No está mal para un pintor autodidacta como Strindberg, admirador de Van Gogh y amigo inseparable de Edvard Munch. Se conocieron en Berlín y, la entonces revolucionaria idea de Strindberg de que el azar desempeñara un papel en la creación artística, dejó su huella en El Grito. Si nos acercamos al lienzo, descubriremos un patrón de salpicaduras de cera en la esquina inferior derecha que sugiere que Munch pintó el cuadro por la noche, apagó la vela sin cuidado y nunca se molestó en limpiarlo. Unos rastros físicos que «unen el azar con la creación en una metamorfosis que supera a Ovidio», interactuando entre la obra de arte y el mundo real.

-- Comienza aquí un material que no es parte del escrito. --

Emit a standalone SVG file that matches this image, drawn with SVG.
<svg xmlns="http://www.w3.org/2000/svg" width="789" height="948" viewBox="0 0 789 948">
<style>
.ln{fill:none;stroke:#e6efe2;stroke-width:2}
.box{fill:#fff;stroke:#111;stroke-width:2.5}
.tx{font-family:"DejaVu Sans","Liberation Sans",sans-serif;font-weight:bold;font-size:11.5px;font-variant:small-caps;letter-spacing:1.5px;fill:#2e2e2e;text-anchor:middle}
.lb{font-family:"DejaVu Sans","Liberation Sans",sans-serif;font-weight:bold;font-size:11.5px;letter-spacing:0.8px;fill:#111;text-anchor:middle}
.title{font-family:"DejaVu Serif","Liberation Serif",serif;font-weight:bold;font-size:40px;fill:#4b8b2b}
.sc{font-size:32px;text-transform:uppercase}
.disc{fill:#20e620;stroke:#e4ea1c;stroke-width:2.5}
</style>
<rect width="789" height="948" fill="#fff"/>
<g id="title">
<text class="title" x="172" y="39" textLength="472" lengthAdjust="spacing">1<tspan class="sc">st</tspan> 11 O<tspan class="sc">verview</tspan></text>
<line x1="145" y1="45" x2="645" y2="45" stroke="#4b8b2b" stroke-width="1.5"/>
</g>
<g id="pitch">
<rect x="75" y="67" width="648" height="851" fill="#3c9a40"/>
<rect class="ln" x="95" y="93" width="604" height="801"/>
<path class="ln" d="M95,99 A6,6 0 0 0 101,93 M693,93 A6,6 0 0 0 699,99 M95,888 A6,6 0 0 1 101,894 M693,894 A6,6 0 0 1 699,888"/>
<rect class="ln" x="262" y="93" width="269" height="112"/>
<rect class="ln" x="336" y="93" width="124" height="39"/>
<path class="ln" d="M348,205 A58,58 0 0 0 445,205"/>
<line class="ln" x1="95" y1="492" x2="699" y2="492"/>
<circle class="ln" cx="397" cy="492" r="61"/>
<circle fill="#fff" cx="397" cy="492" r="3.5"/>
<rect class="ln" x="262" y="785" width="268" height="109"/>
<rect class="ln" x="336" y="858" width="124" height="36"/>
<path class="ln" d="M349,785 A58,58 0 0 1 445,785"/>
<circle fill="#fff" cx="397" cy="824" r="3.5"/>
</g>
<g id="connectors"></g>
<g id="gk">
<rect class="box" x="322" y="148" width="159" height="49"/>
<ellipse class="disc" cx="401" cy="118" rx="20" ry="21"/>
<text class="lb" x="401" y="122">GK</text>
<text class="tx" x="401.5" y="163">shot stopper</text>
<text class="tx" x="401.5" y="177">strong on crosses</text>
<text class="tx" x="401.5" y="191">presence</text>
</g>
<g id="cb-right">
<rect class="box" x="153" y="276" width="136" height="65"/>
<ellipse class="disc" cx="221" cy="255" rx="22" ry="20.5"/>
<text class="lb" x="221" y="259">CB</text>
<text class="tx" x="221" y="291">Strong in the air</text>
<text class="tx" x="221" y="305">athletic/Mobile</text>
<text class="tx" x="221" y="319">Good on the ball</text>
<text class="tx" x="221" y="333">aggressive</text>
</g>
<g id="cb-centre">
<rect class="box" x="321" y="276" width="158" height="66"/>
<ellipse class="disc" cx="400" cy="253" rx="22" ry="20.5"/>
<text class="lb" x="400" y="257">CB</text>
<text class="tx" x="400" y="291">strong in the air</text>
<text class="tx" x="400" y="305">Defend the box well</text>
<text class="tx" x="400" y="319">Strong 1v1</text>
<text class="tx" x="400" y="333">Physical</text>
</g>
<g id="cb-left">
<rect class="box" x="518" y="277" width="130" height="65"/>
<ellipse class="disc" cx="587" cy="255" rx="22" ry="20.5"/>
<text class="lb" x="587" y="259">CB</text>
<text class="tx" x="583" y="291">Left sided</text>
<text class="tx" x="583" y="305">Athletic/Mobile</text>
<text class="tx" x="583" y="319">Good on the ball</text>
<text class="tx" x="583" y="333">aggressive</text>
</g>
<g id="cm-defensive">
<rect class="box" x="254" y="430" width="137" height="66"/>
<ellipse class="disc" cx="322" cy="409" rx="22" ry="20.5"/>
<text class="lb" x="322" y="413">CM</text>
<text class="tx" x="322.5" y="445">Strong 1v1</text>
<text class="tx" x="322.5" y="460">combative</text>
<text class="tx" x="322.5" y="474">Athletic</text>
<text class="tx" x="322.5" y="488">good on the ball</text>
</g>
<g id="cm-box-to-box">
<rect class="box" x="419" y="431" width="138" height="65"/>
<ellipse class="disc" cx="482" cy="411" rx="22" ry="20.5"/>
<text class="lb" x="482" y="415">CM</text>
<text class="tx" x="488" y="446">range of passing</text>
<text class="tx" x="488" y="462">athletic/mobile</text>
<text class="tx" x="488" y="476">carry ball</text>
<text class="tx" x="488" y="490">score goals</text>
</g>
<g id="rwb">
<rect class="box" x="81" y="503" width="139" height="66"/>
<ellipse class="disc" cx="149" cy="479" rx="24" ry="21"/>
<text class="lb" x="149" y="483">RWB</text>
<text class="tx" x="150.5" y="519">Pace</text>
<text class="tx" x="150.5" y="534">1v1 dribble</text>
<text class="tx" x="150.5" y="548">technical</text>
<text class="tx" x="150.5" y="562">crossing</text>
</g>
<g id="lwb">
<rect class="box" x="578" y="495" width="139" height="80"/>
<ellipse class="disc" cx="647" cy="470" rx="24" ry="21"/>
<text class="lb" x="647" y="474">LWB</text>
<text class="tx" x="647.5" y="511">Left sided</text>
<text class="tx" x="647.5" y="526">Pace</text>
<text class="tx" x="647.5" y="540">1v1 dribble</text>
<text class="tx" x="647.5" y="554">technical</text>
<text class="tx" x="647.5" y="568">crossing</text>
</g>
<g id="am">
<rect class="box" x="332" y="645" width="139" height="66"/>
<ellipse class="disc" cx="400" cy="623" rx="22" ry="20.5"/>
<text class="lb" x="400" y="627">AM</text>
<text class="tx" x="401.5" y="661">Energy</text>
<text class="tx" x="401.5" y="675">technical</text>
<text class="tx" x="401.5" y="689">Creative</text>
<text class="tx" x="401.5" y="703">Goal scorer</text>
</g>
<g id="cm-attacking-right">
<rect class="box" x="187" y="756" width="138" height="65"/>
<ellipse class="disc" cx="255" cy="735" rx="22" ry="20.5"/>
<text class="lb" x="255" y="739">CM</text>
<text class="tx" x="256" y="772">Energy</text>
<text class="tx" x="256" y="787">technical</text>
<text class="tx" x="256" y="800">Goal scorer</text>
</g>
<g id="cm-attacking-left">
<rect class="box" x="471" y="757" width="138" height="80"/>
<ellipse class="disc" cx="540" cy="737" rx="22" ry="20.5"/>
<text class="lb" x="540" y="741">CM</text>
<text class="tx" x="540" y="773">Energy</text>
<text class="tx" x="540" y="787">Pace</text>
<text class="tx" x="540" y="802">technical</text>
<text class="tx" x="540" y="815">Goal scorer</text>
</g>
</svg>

«Lo que vemos no es fijo —concluye Strindberg— El arte surge del hacer. De tomar la pluma, el pincel o la cámara y ver qué se desarrolla». Algo parecido a cuando Van Gogh alumbró su Noche estrellada de memoria, a plena luz del sol y acosado por las alucinaciones que le mantuvieron recluido en el sanatorio de Saint-Rémy-de-Provence hasta el final de sus días. Se comportaba de modo violento con el resto de los internos y llegó a intoxicarse con los colores de su propia paleta. «Al principio no ves más que un caos de colores; entonces empieza a parecerse a algo, se parece a… no, no se parece a nada. De repente, un punto se desprende; como el núcleo de una célula, crece, los colores se arraciman a su alrededor, se amontonan; los rayos se despliegan, lanzando ramas y ramitas como cristales de hielo en los cristales de las ventanas… y la imagen se revela al espectador, que ha asistido al nacimiento de la pintura».